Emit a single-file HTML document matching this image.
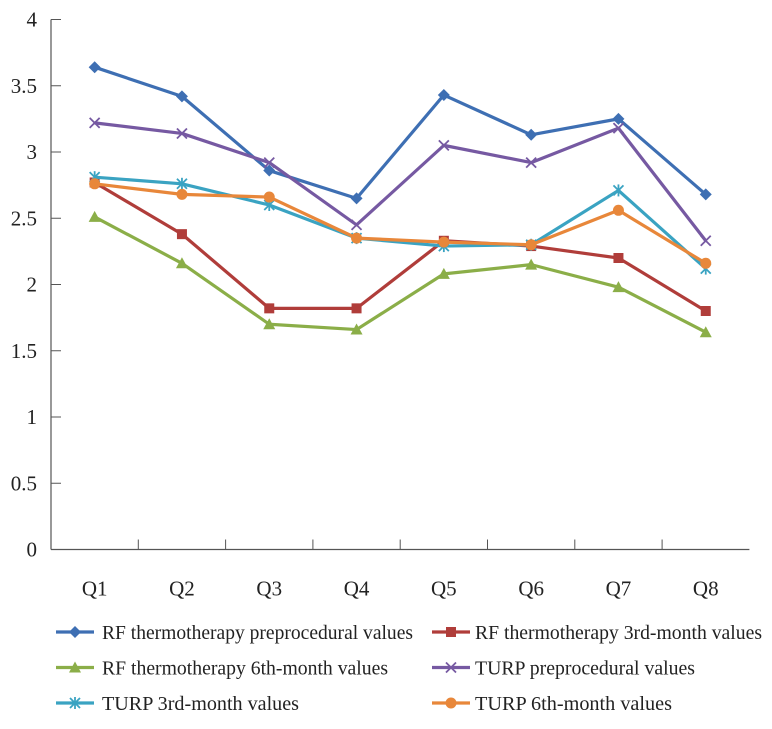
<!DOCTYPE html>
<html><head><meta charset="utf-8"><style>
body{margin:0;background:#fff}
svg text{font-family:"Liberation Serif",serif;fill:#222}
</style></head><body>
<svg id="c" width="772" height="724"></svg>
<script>
const categories=["Q1","Q2","Q3","Q4","Q5","Q6","Q7","Q8"];
const yTicks=[0,0.5,1,1.5,2,2.5,3,3.5,4];
const rfPre=[3.64,3.42,2.86,2.65,3.43,3.13,3.25,2.68];
const rf3=[2.77,2.38,1.82,1.82,2.33,2.29,2.20,1.80];
const rf6=[2.51,2.16,1.70,1.66,2.08,2.15,1.98,1.64];
const turpPre=[3.22,3.14,2.92,2.45,3.05,2.92,3.18,2.33];
const turp3=[2.81,2.76,2.60,2.35,2.29,2.30,2.71,2.12];
const turp6=[2.76,2.68,2.66,2.35,2.32,2.30,2.56,2.16];
const seriesNames=["RF thermotherapy preprocedural values","RF thermotherapy 3rd-month values","RF thermotherapy 6th-month values","TURP  preprocedural values","TURP  3rd-month values","TURP  6th-month values"];
const svg=document.getElementById('c');const NS='http://www.w3.org/2000/svg';
function el(t,a,p){const e=document.createElementNS(NS,t);for(const k in a)e.setAttribute(k,a[k]);(p||svg).appendChild(e);return e;}
const X0=51,BW=87.3,Y0=549.5,Y4=19.5;
const x=i=>X0+BW*(i+0.5);const y=v=>Y0-(v/4)*(Y0-Y4);
let e=el('line',{x1:X0,y1:Y4,x2:X0,y2:Y0,stroke:'#555','stroke-width':1.2});

e=el('line',{x1:X0,y1:Y0,x2:X0+BW*8,y2:Y0,stroke:'#555','stroke-width':1.2});

yTicks.forEach(v=>{el('line',{x1:X0,y1:y(v),x2:X0+10,y2:y(v),stroke:'#555'});
const t=el('text',{x:37,y:y(v)+7,'text-anchor':'end','font-size':21});t.textContent=v;
});
categories.forEach((c,i)=>{if(i>0)el('line',{x1:X0+BW*i,y1:Y0,x2:X0+BW*i,y2:Y0-10,stroke:'#555'});
const t=el('text',{x:x(i),y:Y0+46,'text-anchor':'middle','font-size':21});t.textContent=c;
});
const colors=['#3e6fb3','#b03d3a','#8bae48','#7659a2','#3aa3c2','#e8873a'];
const markers=['diamond','square','triangle','x','star','circle'];
function marker(g,m,cx,cy,col){
 if(m=='diamond')el('polygon',{points:`${cx},${cy-6} ${cx+6},${cy} ${cx},${cy+6} ${cx-6},${cy}`,fill:col},g);
 else if(m=='square')el('rect',{x:cx-5,y:cy-5,width:10,height:10,fill:col},g);
 else if(m=='triangle')el('polygon',{points:`${cx},${cy-6} ${cx+6},${cy+5} ${cx-6},${cy+5}`,fill:col},g);
 else if(m=='circle')el('circle',{cx,cy,r:5.5,fill:col},g);
 else{el('path',{d:`M${cx-5} ${cy-5}L${cx+5} ${cy+5}M${cx-5} ${cy+5}L${cx+5} ${cy-5}`,stroke:col,'stroke-width':1.8},g);
  if(m=='star')el('path',{d:`M${cx} ${cy-6}L${cx} ${cy+6}`,stroke:col,'stroke-width':1.8},g);}
}
const data=[rfPre,rf3,rf6,turpPre,turp3,turp6];
const names=['series-rf-pre','series-rf-3rd','series-rf-6th','series-turp-pre','series-turp-3rd','series-turp-6th'];
data.forEach((d,s)=>{const g=el('g',{});

el('polyline',{points:d.map((v,i)=>x(i)+','+y(v)).join(' '),fill:'none',stroke:colors[s],'stroke-width':3.2,'stroke-linejoin':'round'},g);
d.forEach((v,i)=>marker(g,markers[s],x(i),y(v),colors[s]));});
const legendW=[311,287,286,220,197,197];
seriesNames.forEach((n,s)=>{const col=s%2,row=Math.floor(s/2);
const lx=col?432:56,ly=632+row*35.5;const g=el('g',{});

el('line',{x1:lx,y1:ly,x2:lx+38,y2:ly,stroke:colors[s],'stroke-width':3.2},g);
marker(g,markers[s],lx+19,ly,colors[s]);
const t=el('text',{x:col?475:102,y:ly+7,'font-size':20,textLength:legendW[s],lengthAdjust:'spacingAndGlyphs'},g);t.textContent=n;});
</script>
</body></html>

————————

## [Written request]
Set down the complete material exactly, but do not include the images.

## [Response below]
Emit a single-file HTML document matching this image.
<!DOCTYPE html>
<html><head><meta charset="utf-8"><style>
body{margin:0;background:#fff}
svg text{font-family:"Liberation Serif",serif;fill:#222}
</style></head><body>
<svg id="c" width="772" height="724"></svg>
<script>
const categories=["Q1","Q2","Q3","Q4","Q5","Q6","Q7","Q8"];
const yTicks=[0,0.5,1,1.5,2,2.5,3,3.5,4];
const rfPre=[3.64,3.42,2.86,2.65,3.43,3.13,3.25,2.68];
const rf3=[2.77,2.38,1.82,1.82,2.33,2.29,2.20,1.80];
const rf6=[2.51,2.16,1.70,1.66,2.08,2.15,1.98,1.64];
const turpPre=[3.22,3.14,2.92,2.45,3.05,2.92,3.18,2.33];
const turp3=[2.81,2.76,2.60,2.35,2.29,2.30,2.71,2.12];
const turp6=[2.76,2.68,2.66,2.35,2.32,2.30,2.56,2.16];
const seriesNames=["RF thermotherapy preprocedural values","RF thermotherapy 3rd-month values","RF thermotherapy 6th-month values","TURP  preprocedural values","TURP  3rd-month values","TURP  6th-month values"];
const svg=document.getElementById('c');const NS='http://www.w3.org/2000/svg';
function el(t,a,p){const e=document.createElementNS(NS,t);for(const k in a)e.setAttribute(k,a[k]);(p||svg).appendChild(e);return e;}
const X0=51,BW=87.3,Y0=549.5,Y4=19.5;
const x=i=>X0+BW*(i+0.5);const y=v=>Y0-(v/4)*(Y0-Y4);
let e=el('line',{x1:X0,y1:Y4,x2:X0,y2:Y0,stroke:'#555','stroke-width':1.2});

e=el('line',{x1:X0,y1:Y0,x2:X0+BW*8,y2:Y0,stroke:'#555','stroke-width':1.2});

yTicks.forEach(v=>{el('line',{x1:X0,y1:y(v),x2:X0+10,y2:y(v),stroke:'#555'});
const t=el('text',{x:37,y:y(v)+7,'text-anchor':'end','font-size':21});t.textContent=v;
});
categories.forEach((c,i)=>{if(i>0)el('line',{x1:X0+BW*i,y1:Y0,x2:X0+BW*i,y2:Y0-10,stroke:'#555'});
const t=el('text',{x:x(i),y:Y0+46,'text-anchor':'middle','font-size':21});t.textContent=c;
});
const colors=['#3e6fb3','#b03d3a','#8bae48','#7659a2','#3aa3c2','#e8873a'];
const markers=['diamond','square','triangle','x','star','circle'];
function marker(g,m,cx,cy,col){
 if(m=='diamond')el('polygon',{points:`${cx},${cy-6} ${cx+6},${cy} ${cx},${cy+6} ${cx-6},${cy}`,fill:col},g);
 else if(m=='square')el('rect',{x:cx-5,y:cy-5,width:10,height:10,fill:col},g);
 else if(m=='triangle')el('polygon',{points:`${cx},${cy-6} ${cx+6},${cy+5} ${cx-6},${cy+5}`,fill:col},g);
 else if(m=='circle')el('circle',{cx,cy,r:5.5,fill:col},g);
 else{el('path',{d:`M${cx-5} ${cy-5}L${cx+5} ${cy+5}M${cx-5} ${cy+5}L${cx+5} ${cy-5}`,stroke:col,'stroke-width':1.8},g);
  if(m=='star')el('path',{d:`M${cx} ${cy-6}L${cx} ${cy+6}`,stroke:col,'stroke-width':1.8},g);}
}
const data=[rfPre,rf3,rf6,turpPre,turp3,turp6];
const names=['series-rf-pre','series-rf-3rd','series-rf-6th','series-turp-pre','series-turp-3rd','series-turp-6th'];
data.forEach((d,s)=>{const g=el('g',{});

el('polyline',{points:d.map((v,i)=>x(i)+','+y(v)).join(' '),fill:'none',stroke:colors[s],'stroke-width':3.2,'stroke-linejoin':'round'},g);
d.forEach((v,i)=>marker(g,markers[s],x(i),y(v),colors[s]));});
const legendW=[311,287,286,220,197,197];
seriesNames.forEach((n,s)=>{const col=s%2,row=Math.floor(s/2);
const lx=col?432:56,ly=632+row*35.5;const g=el('g',{});

el('line',{x1:lx,y1:ly,x2:lx+38,y2:ly,stroke:colors[s],'stroke-width':3.2},g);
marker(g,markers[s],lx+19,ly,colors[s]);
const t=el('text',{x:col?475:102,y:ly+7,'font-size':20,textLength:legendW[s],lengthAdjust:'spacingAndGlyphs'},g);t.textContent=n;});
</script>
</body></html>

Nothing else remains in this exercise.